On The Side Of The Angels?
♦ Tripwire’s senior writer Andrew Colman takes a look at the latest Warner Animated movie, Constantine: City Of Demons…
Constantine: City of Demons
Director: Doug Murphy
Writer: JM DeMatteis
Voice Talents: Matt Ryan, Damian O’Hare, Laura Bailey, Emily O’Brien, Rachel Kimsey
John Constantine has seen many iterations throughout his extended career as comics’ most louche, amoral rogue, yet has rarely been served well when it comes to all things screen. First there was Keanu Reeves’s cop-out non-starter, showcasing a Hellblazer only tangentially connected to Delano and Ridgeway’s original vision – an odd little pot-boiler undermined by compromise, neutering and some rather dodgy acting.
Thanks to Legends of Tomorrow and his earlier efforts in the Constantine series on Fox, Matt Ryan has certainly become synonymous with our favourite occult detective, and this amusing if slight bit of fluff continues his tenure while cementing his pitch. However this film follows on from the also animated Justice League Dark rather than the television version.
Closely based on the graphic novel All His Engines, J.M. DeMatteis uses most of the plot points of the source material for this project, the chief thrust of the story being about a demon, based in L.A., who is keen to turn Hell into a franchised corporate entity, enticing our non-hero over to the City of Angels by trapping the soul of his best mate Chas’s daughter. The action does differ somewhat to give the ingénue viewer some backstory, notably Constantine’s “origin” as a flawed mage from the Newcastle issue of Hellblazer. Not to mention that the demon in question isn’t Beroul, as it was in the book, but our old friend, the reptilian horror and series mainstay that is Nergal.

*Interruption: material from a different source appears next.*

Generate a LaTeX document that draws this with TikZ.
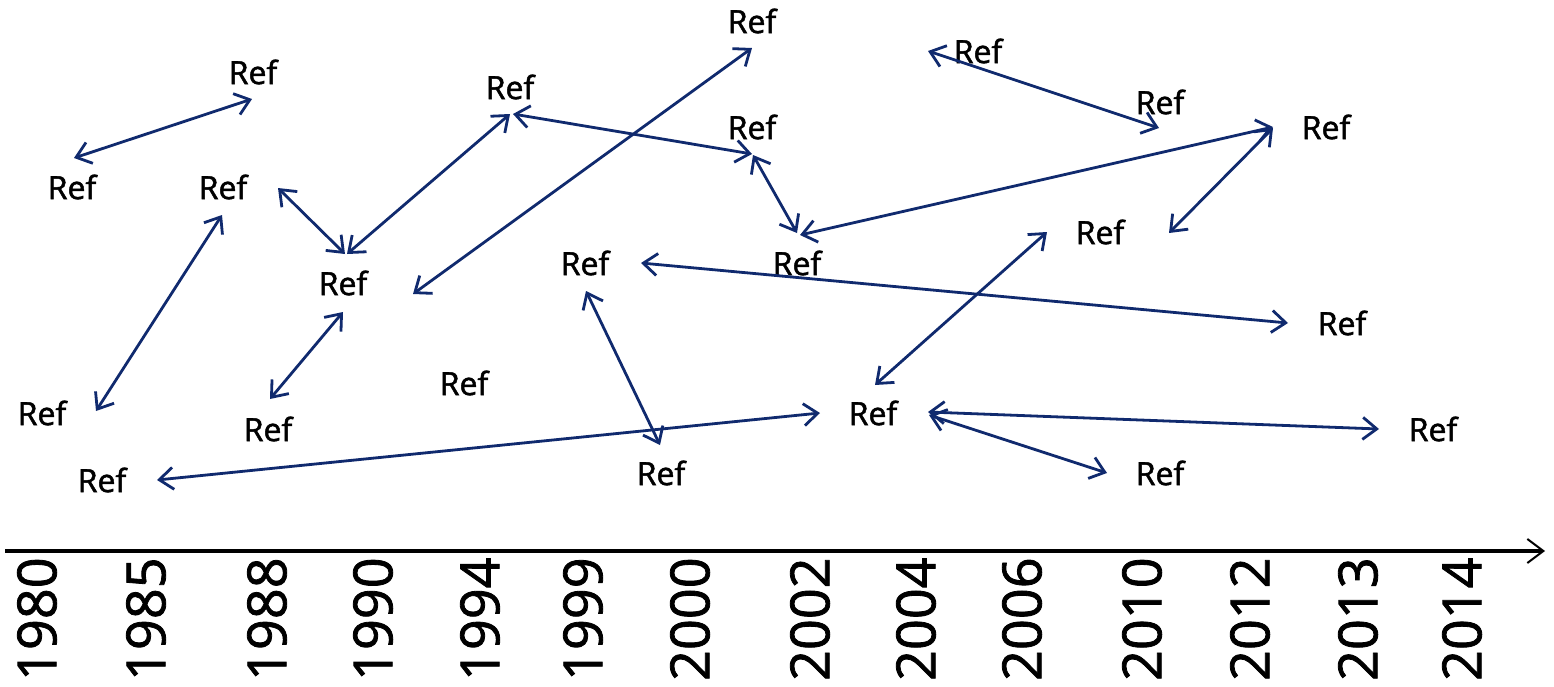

This animated feature is a rum, occasionally mawkish affair (the audience in New York, where this film premiered, found John and Chas’s accents a tad too dated and comical) but does echo the baroque feel of the original Hellblazer series – the unbridled, salacious evil and gallery of grotesques that are the stock in trade of the comic are all present and correct, if rather too melodramatic (they work better on the page). The animation however never rises above the serviceable – and while it’s not Saturday Morning chaff from the 1960s, it is reminiscent of primitive, analogue cartoons from the 1970s that eschew irony or nuance. Admittedly the animation is more polished, yet it obviously doesn’t match All His Engines artist Leonard Manco’s superlatively ghoulish, detailed pencils, and at times does take you out of the action (there’s far too much repetition involved, which does remind you of Hanna Barbera).
Nevertheless, this is probably the best effort committed to film so far for the franchise (well, it might develop into one) that may lead to more of the same, only with a hopefully bigger budget. And, with any luck, it’ll be in colour. As a primer for those who aren’t dedicated fans like myself, this is a good a place to start as any. If anything, at least the Constantine onscreen this time looks like the one fandom is used to, all shabbiness, chiselled features, cigarette stubs and surly, world-weary sarcasm. And that mackintosh. Perhaps it’s best that all prospective viewers or readers of this benighted corner of the DC universe start their journey into Johnny’s world right here.
Constantine: City Of Demons is out now on DVD and Blu ray.